I’m glad to know that this is where the IC/ RS throughlines were in Building a Better Dinosaur, but I have to respectfully disagree. The most emotional scenes are the ones with dinosaurs in them. Jurassic Park’s biggest emotional scenes revolve around either awe or horror. All those screaming scenes have dinosaurs in them. When Grant first sees a living dinosaur, he goes on an emotional roller coaster from awe, to excitement, to being so overjoyed he has tears in his eyes when he says, “They move in herds. They do move in herds.” Again when he sees the sick triceratops, he lies on its chest as it breathes with a big goofy smile on his face, then tearfully recounts how the triceratops was his favorite when he was a kid.

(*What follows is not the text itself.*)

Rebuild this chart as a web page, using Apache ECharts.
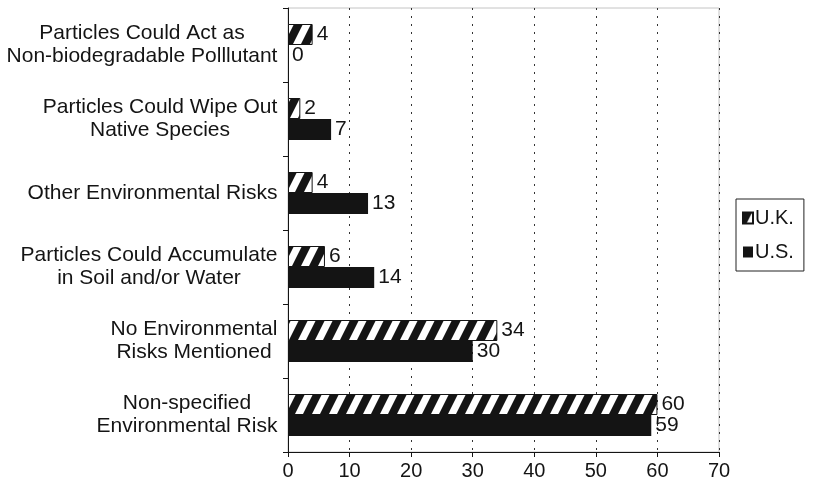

I just don’t see how anything with the grandkids comes close to that, emotionally.
To be fair I don’t reckon there’s been any more discussion in this thread than there is in any given few minutes of a User’s Group podcast.
I generally agree with this, though I think their mere existence is maybe taking it a step too far. The problem seems more related to the idea of having dinosaurs and people share the same space. Nearly all the talk about the sort-of playing god issues are contained within a single 4 minute scene, so I think we have to be careful when trying to expand that discussion to encompass the entire story.
I kinda disagree about Grant and the raptors though. I guess it depends on exactly what you mean by “creates conflict.” It’s come up a couple of times now, so I just now went back and rewatched those few minutes. Grant does seem stunned when he learns they’ve bred raptors, and he looks concerned when he first approaches the raptor paddock, but once he gets up close and is watching the raptors feed, he’s completely fascinated. He has a smile on his face. He fires off one question after another to Muldoon, the game warden, and whatever concern he might have had appears to have evaporated. So, I would say Grant is conflicted, but the raptors haven’t created any extra conflict between the characters.
This wavering between “dinosaurs are awesome” and “dinosaurs are dangerous” is what this story is about–or a big part of it. “How can we stand in the light of discovery and not act?” Hammond says. Grant goes from concern to fascination when he learns about the raptors. Grant is so excited at the thought of a living T-Rex, he nearly faints, but when he comes face to face with it, reality sets in. Then later, with a safe distance between them, he’s perfectly happy to stand back and observe the T-Rex feeding until Lex’s fear pulls him away. In that same scene he watches the flocking Gallimimus and nearly gets trampled, showing that even the herbivores can be dangerous.